厂商集成#

芯片厂商通过在 dispatch/backends/vendor/ 下添加后端目录进行集成:

cp -r sglang_fl/dispatch/backends/vendor/template/ \
      sglang_fl/dispatch/backends/vendor/my_chip/

下表列出了已有的厂商:

厂商

目录

硬件检测

NVIDIA CUDA

vendor/cuda/

sgl_kernel 可导入

华为昇腾

vendor/ascend/

torch_npu 可导入

模板

vendor/template/

始终为 False(仅作参考)

要集成新的厂商,需要实现两个文件:

1. 后端类(my_chip.py)#

from sglang_fl.dispatch.backends import Backend


class MyChipBackend(Backend):
    _available = None

    @property
    def name(self) -> str:
        return "my_chip"

    def is_available(self) -> bool:
        if MyChipBackend._available is None:
            try:
                import my_chip_sdk
                MyChipBackend._available = my_chip_sdk.device_count() > 0
            except ImportError:
                MyChipBackend._available = False
        return MyChipBackend._available

    def silu_and_mul(self, obj, x):
        from .impl.activation import silu_and_mul_my_chip
        return silu_and_mul_my_chip(obj, x)

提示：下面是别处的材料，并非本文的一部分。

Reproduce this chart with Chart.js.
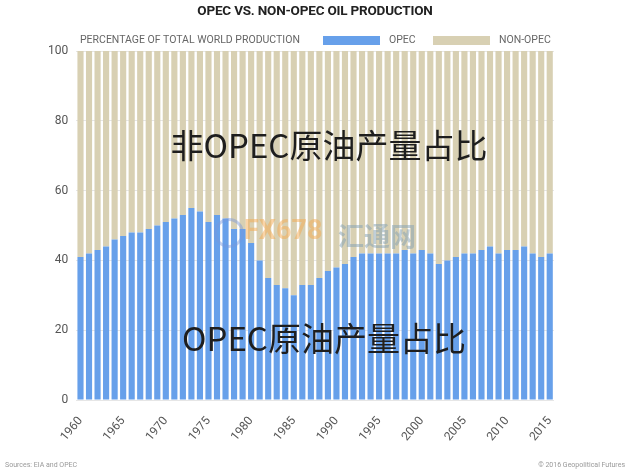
<!DOCTYPE html>
<html>
<head>
<meta charset="utf-8">
<script src="https://cdn.jsdelivr.net/npm/chart.js@4/dist/chart.umd.min.js"></script>
<style>
  body{margin:0;background:#fff;}
  #wrap{position:relative;width:630px;height:473px;overflow:hidden;}
  .ov{position:absolute;white-space:nowrap;}
  .cn{font-family:"Noto Sans CJK SC",sans-serif;font-size:33px;color:#1e1e1e;transform:translateX(-50%);}
  .foot{font-family:Roboto,sans-serif;font-size:7px;color:#999;}
  .sub{font-family:Roboto,sans-serif;font-size:10.5px;color:#666;}
  .title{font-family:Roboto,sans-serif;font-size:13.5px;font-weight:bold;color:#222;left:315px;transform:translateX(-50%);top:2px;letter-spacing:-0.2px;}
  .box{position:absolute;width:57px;height:9px;}
</style>
</head>
<body>
<div id="wrap">
  <canvas id="chart" width="630" height="473"></canvas>
  <div class="ov title">OPEC VS. NON-OPEC OIL PRODUCTION</div>
  <div class="ov sub" style="left:80px;top:33px;">PERCENTAGE OF TOTAL WORLD PRODUCTION</div>
  <div class="box" style="left:323px;top:36px;background:#67a0ea;"></div>
  <div class="ov sub" style="left:389px;top:33px;">OPEC</div>
  <div class="box" style="left:433px;top:36px;background:#d8d0b3;"></div>
  <div class="ov sub" style="left:499px;top:33px;">NON-OPEC</div>
  <div class="ov" style="left:214px;top:218px;width:24px;height:24px;border-radius:50%;border:3px solid rgba(120,150,220,0.45);"></div>
  <div class="ov" style="left:244px;top:214px;font:bold 27px Roboto,sans-serif;color:rgba(245,170,80,0.5);">FX678</div>
  <div class="ov" style="left:338px;top:216px;font:bold 26px 'Noto Sans CJK SC',sans-serif;color:rgba(130,160,180,0.5);">汇通网</div>
  <div class="ov cn" style="left:329px;top:120px;">非OPEC原油产量占比</div>
  <div class="ov cn" style="left:324px;top:313px;">OPEC原油产量占比</div>
  <div class="ov foot" style="left:5px;top:461px;">Sources: EIA and OPEC</div>
  <div class="ov foot" style="right:5px;top:461px;">© 2016 Geopolitical Futures</div>
</div>
<script>
// -------- 資料 --------
const years = [];
for(let y=1960;y<=2015;y++) years.push(String(y));

const opecShare = [
  41,42,43,44,46,47,48,48,49,50,
  51,52,53,55,54,51,53,52,49,49,
  45,40,35,33,32,30,33,33,35,37,
  38,39,41,42,42,42,42,42,43,42,
  43,42,39,40,41,42,42,43,44,42,
  43,43,44,42,41,42
];
const nonOpecShare = [
  59,58,57,56,54,53,52,52,51,50,
  49,48,47,45,46,49,47,48,51,51,
  55,60,65,67,68,70,67,67,65,63,
  62,61,59,58,58,58,58,58,57,58,
  57,58,61,60,59,58,58,57,56,58,
  57,57,56,58,59,58
];
const yTicks = [0,20,40,60,80,100];

const blue = '#67a0ea';
const beige = '#d8d0b3';
const font = "Roboto, sans-serif";

new Chart(document.getElementById('chart'),{
    type:'bar',
    data:{
        labels:years,
        datasets:[
            {label:'OPEC', data:opecShare, backgroundColor:blue, barPercentage:0.72, categoryPercentage:1},
            {label:'NON-OPEC', data:nonOpecShare, backgroundColor:beige, barPercentage:0.72, categoryPercentage:1}
        ]
    },
    options:{
        responsive:false,
        animation:false,
        layout:{padding:{left:40,right:76,top:51,bottom:23}},
        plugins:{
            title:{display:false},
            legend:{display:false},
            tooltip:{enabled:false}
        },
        scales:{
            x:{
                stacked:true,
                grid:{display:false},
                border:{display:false},
                ticks:{
                    autoSkip:false,
                    maxRotation:50, minRotation:50,
                    padding:6,
                    color:'#555',
                    font:{family:font, size:12},
                    callback:function(v,i){ let y=years[i]; return (+y%5===0)?y:''; }
                }
            },
            y:{
                stacked:true,
                min:0, max:100,
                afterBuildTicks:function(axis){ axis.ticks = yTicks.map(v=>({value:v})); },
                grid:{color:'#e6e6e6', drawTicks:false},
                border:{display:false},
                ticks:{color:'#555', font:{family:font, size:12}, padding:8}
            }
        }
    }
});
</script>
</body>
</html>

    def rms_norm(self, obj, x, residual=None):
        from .impl.normalization import rms_norm_my_chip
        return rms_norm_my_chip(obj, x, residual)

    def rotary_embedding(self, obj, query, key, cos, sin, position_ids,
                         rotary_interleaved=False, inplace=True):
        from .impl.rotary import rotary_embedding_my_chip
        return rotary_embedding_my_chip(
            obj, query, key, cos, sin, position_ids, rotary_interleaved, inplace
        )

2. 注册(register_ops.py)#

import functools
from sglang_fl.dispatch.types import OpImpl, BackendImplKind, BackendPriority


def _bind_is_available(fn, is_available_fn):
    @functools.wraps(fn)
    def wrapper(*args, **kwargs):
        return fn(*args, **kwargs)
    wrapper._is_available = is_available_fn
    return wrapper


def register_builtins(registry) -> None:
    from .my_chip import MyChipBackend

    backend = MyChipBackend()
    is_avail = backend.is_available

    impls = [
        OpImpl(
            op_name="silu_and_mul",
            impl_id="vendor.my_chip",
            kind=BackendImplKind.VENDOR,
            fn=_bind_is_available(backend.silu_and_mul, is_avail),
            vendor="my_chip",
            priority=BackendPriority.VENDOR,
        ),
        OpImpl(
            op_name="rms_norm",
            impl_id="vendor.my_chip",
            kind=BackendImplKind.VENDOR,
            fn=_bind_is_available(backend.rms_norm, is_avail),
            vendor="my_chip",
            priority=BackendPriority.VENDOR,
        ),
        OpImpl(
            op_name="rotary_embedding",
            impl_id="vendor.my_chip",
            kind=BackendImplKind.VENDOR,
            fn=_bind_is_available(backend.rotary_embedding, is_avail),
            vendor="my_chip",
            priority=BackendPriority.VENDOR,
        ),
    ]
    registry.register_many(impls)

3. 算子实现(impl/)#

每个算子函数接收标准化参数(与 vllm-plugin-FL 相同):

算子

签名

silu_and_mul

fn(obj, x: Tensor) -> Tensor

rms_norm

fn(obj, x: Tensor, residual: Optional[Tensor] = None) -> Tensor | tuple[Tensor, Tensor]

rotary_embedding

fn(obj, query, key, cos, sin, position_ids, rotary_interleaved=False, inplace=True) -> tuple[Tensor, Tensor]

obj 参数提供对层属性的访问(obj.weightobj.variance_epsilon 等)。这些属性名称在 SGLang 和 vLLM 之间完全相同,因此同一实现可同时用于两个框架。

厂商后端自动发现#

插件在启动时扫描 dispatch/backends/vendor/*/register_ops.py。如果 is_available() 返回 True,该厂商的算子即被注册。无需修改其他文件。